What was done
The authors grew three C4 plant species, differing in CO2 leak rates from their bundle sheath cells, in controlled environment chambers receiving atmospheric CO2 concentrations of 350 and 700 ppm for approximately 40 days to determine the effects of atmospheric CO2 enrichment on their photosynthesis and growth.  Of the three plants utilized, Flaveria trinervia had CO2 leakage rates from bundle sheath cells that were 2.5 times greater than those characteristic of the other two species, Panicum maximum and Panicum miliaceum.  All plants were well-watered to ensure that any CO2-induced changes in photosynthesis or growth resulted directly from atmospheric CO2 enrichment of the plant and not from an indirect effect of elevated CO2 on water conservation in these species.

What was learned
On average, elevated CO2 stimulated single leaf photosynthesis in all three species to the same degree (+12%) under moderate light intensity.  Under high light intensity, however, elevated CO2 increased single leaf photosynthesis for Flaveria and Panicum miliaceum by an average of 14%, while high light increased it by 24% in Panicum maximum.  Thus, these observations indicate that none of these three C4 species are enzymatically CO2 saturated under ambient CO2 concentrations.

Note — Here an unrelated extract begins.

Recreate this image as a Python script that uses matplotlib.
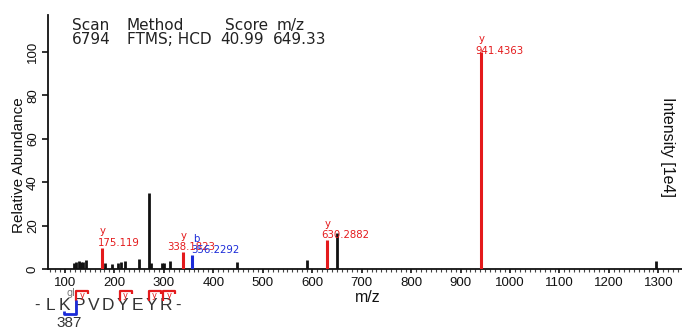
import matplotlib
matplotlib.use("Agg")
import matplotlib.pyplot as plt
from matplotlib.lines import Line2D
from matplotlib.ticker import MultipleLocator

# ---------------- data ----------------
black_mz = [118, 122, 129, 133, 137, 142, 182, 195, 207, 213, 221, 250, 271, 275,
            296, 300, 313, 447, 590, 649.5, 1296]
black_int = [2.8, 3.2, 3.8, 3.0, 3.4, 4.2, 2.6, 2.4, 2.6, 3.4, 3.6, 4.6, 35.0, 2.6,
             2.6, 2.6, 3.6, 3.2, 4.0, 16.8, 3.6]

y_mz = [175.119, 338.1823, 630.2882, 941.4363]
y_int = [9.8, 7.7, 13.3, 100.0]
y_labels = ["175.119", "338.1823", "630.2882", "941.4363"]

b_mz = [356.2292]
b_int = [6.4]
b_labels = ["356.2292"]

x_ticks = list(range(100, 1301, 100))
y_ticks = [0, 20, 40, 60, 80, 100]

header_row1 = ["Scan", "Method", "Score", "m/z"]
header_row2 = ["6794", "FTMS; HCD", "40.99", "649.33"]

peptide = list("LKPVDYEYR")
y_sites = [1, 4, 6, 7]      # cleavage after residue index (y ions)
b_sites = [1]               # cleavage after residue index (b ions)
mod_index = 1               # modified residue (K)
mod_label = "gl"
site_label = "387"

# ---------------- style ----------------
W, H = 682, 330
RED = "#e41a1c"
BLUE = "#1b2bd8"
BLACK = "#111111"
TXT = "#222222"

fig = plt.figure(figsize=(W / 100, H / 100), dpi=100)


def fx(x):
    return x / W


def fy(y):
    return 1 - y / H


ax = fig.add_axes([fx(48), fy(269), 1 - fx(48), (269 - 15) / H])
ax.set_xlim(65.8, 1347.7)
ax.set_ylim(0, 117)

ax.vlines(black_mz, 0, black_int, colors=BLACK, lw=2.0, zorder=3)
ax.vlines(y_mz, 0, y_int, colors=RED, lw=2.2, zorder=3)
ax.vlines(b_mz, 0, b_int, colors=BLUE, lw=2.2, zorder=3)

# peak annotations: (number dx px, number dy px, ion-letter dx px)
y_offsets = [(-4, 2, 1), (-16, 2, 1), (-6, 2, 1), (-6, -2, 1)]
b_offsets = [(0, 2, 5)]
ann_font = dict(family="DejaVu Sans", fontsize=7.3)
for mz, h, lab, (dx, dy, ldx) in zip(y_mz, y_int, y_labels, y_offsets):
    ax.annotate(lab, xy=(mz, h), xytext=(dx * 0.72, dy * 0.72),
                textcoords="offset points", ha="left", va="baseline",
                color=RED, zorder=4, **ann_font)
    ax.annotate("y", xy=(mz, h), xytext=(ldx * 0.72, (dy + 11.5) * 0.72),
                textcoords="offset points", ha="center", va="baseline",
                color=RED, zorder=4, **ann_font)
for mz, h, lab, (dx, dy, ldx) in zip(b_mz, b_int, b_labels, b_offsets):
    ax.annotate(lab, xy=(mz, h), xytext=(dx * 0.72, dy * 0.72),
                textcoords="offset points", ha="left", va="baseline",
                color=BLUE, zorder=4, **ann_font)
    ax.annotate("b", xy=(mz, h), xytext=(ldx * 0.72, (dy + 11.5) * 0.72),
                textcoords="offset points", ha="center", va="baseline",
                color=BLUE, zorder=4, **ann_font)

# axes styling
for s in ["top", "right"]:
    ax.spines[s].set_visible(False)
ax.spines["left"].set_linewidth(1.3)
ax.spines["bottom"].set_linewidth(1.3)
ax.spines["left"].set_color(BLACK)
ax.spines["bottom"].set_color(BLACK)

ax.set_xticks(x_ticks)
ax.set_xticklabels([str(t) for t in x_ticks])
ax.xaxis.set_minor_locator(MultipleLocator(10))
ax.set_yticks(y_ticks)
ax.set_yticklabels([str(t) for t in y_ticks])

tick_font = "Liberation Sans"
ax.tick_params(axis="x", which="major", direction="out", length=3, width=1.2,
               pad=3, labelsize=9.5, colors=BLACK)
ax.tick_params(axis="x", which="minor", direction="out", length=1.8, width=0.8,
               color="#444444")
ax.tick_params(axis="y", which="major", direction="out", length=4, width=1.2,
               pad=2.5, labelsize=9.5, colors=BLACK, labelrotation=90)
for lab in ax.get_xticklabels() + ax.get_yticklabels():
    lab.set_fontfamily(tick_font)
for lab in ax.get_yticklabels():
    lab.set_va("center")

# axis labels (figure pixel positions)
fig.text(fx(368), fy(297), "m/z", family=tick_font, fontsize=11.5,
         ha="center", va="center", color=BLACK)
fig.text(fx(19), fy(165), "Relative Abundance", family=tick_font, fontsize=11,
         rotation=90, ha="center", va="center", color=BLACK)
fig.text(fx(668), fy(147), "Intensity [1e4]", family=tick_font, fontsize=11.5,
         rotation=270, ha="center", va="center", color=BLACK)

# header
row1_x = [71.7, 126.7, 225, 276.7]
row2_x = [71.7, 126.7, 220, 273.3]
for t, x in zip(header_row1, row1_x):
    fig.text(fx(x), fy(30), t, family="DejaVu Sans", fontsize=11,
             ha="left", va="baseline", color=TXT)
for t, x in zip(header_row2, row2_x):
    fig.text(fx(x), fy(44.3), t, family="DejaVu Sans", fontsize=11,
             ha="left", va="baseline", color=TXT)

# peptide sequence with fragment markers
x0, step, base_y = 50, 14.5, 310
fig.text(fx(x0 - step * 0.9), fy(base_y), "-", family=tick_font, fontsize=12,
         ha="center", va="baseline", color="#333333")
fig.text(fx(x0 + step * (len(peptide) - 1) + step * 0.85), fy(base_y), "-",
         family=tick_font, fontsize=12, ha="center", va="baseline",
         color="#333333")
for i, aa in enumerate(peptide):
    fig.text(fx(x0 + step * i), fy(base_y), aa, family=tick_font, fontsize=12.5,
             ha="center", va="baseline", color="#333333")

# modification label (behind the brackets)
mx = x0 + step * mod_index
fig.text(fx(mx + 6), fy(293), mod_label, family="DejaVu Sans", fontsize=7,
         ha="center", va="center", color="#777777", zorder=1)
fig.text(fx(mx + 5), fy(323), site_label, family=tick_font, fontsize=11,
         ha="center", va="center", color="#333333")


def fline(xs, ys, color, lw=1.6):
    fig.add_artist(Line2D([fx(v) for v in xs], [fy(v) for v in ys],
                          transform=fig.transFigure, color=color, lw=lw,
                          solid_capstyle="butt", zorder=5))


for k in y_sites:
    bx = x0 + step * k + 11.5
    fline([bx, bx, bx + 12, bx + 12], [301, 291, 291, 294], RED)
    fig.text(fx(bx + 6), fy(295.5), "y", family="DejaVu Sans", fontsize=6,
             ha="center", va="center", color=RED, zorder=6)

for k in b_sites:
    bx = x0 + step * k + 11.5
    fline([bx, bx, bx - 12, bx - 12], [300, 314, 314, 311], BLUE, lw=2.0)

fig.savefig("out.png", dpi=100)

Upon closer examination of the photosynthetic apparatus, the authors determined that the observed CO2-induced increases in assimilation were not associated with significant increases in the carboxylation activity of either rubisco or PEP-carboxylase, which are the primary CO2-fixing enzymes of the C3 and C4 photosynthetic pathways, respectively.  Furthermore, enhanced photosynthetic rates led to a significant biomass increase only in Flaveria (+50%), which exhibited the greatest rate of CO2-leakage among the three tested species and consequently was anticipated to be the least responsive to atmospheric CO2 enrichment.  Thus, there was no direct correlation between the degree of bundle sheath cell CO2-leakiness and C4 plant growth response to elevated CO2.  Nonetheless, this paper demonstrates, once again, that C4 plants are photosynthetically responsive to atmospheric CO2 enrichment, and this phenomenon can lead to significant increases in growth, as was the case for Flaveria.

What it means
As the atmospheric CO2 concentration rises, it is likely that C4 plants will exhibit significant increases in photosynthetic carbon fixation under moderate to high light regimes, even under well-watered conditions.  Moreover, this phenomenon can lead to substantial increases in biomass production, as was the case for Flaveria.  And in an effort to punctuate this observation, the authors concluded, "it should not be assumed that C4 plants are incapable of responding directly to elevated CO2" (as do C3 plants).   Thus, it is likely that C4 plants will grow better and bigger in a future world containing greater concentrations of atmospheric CO2.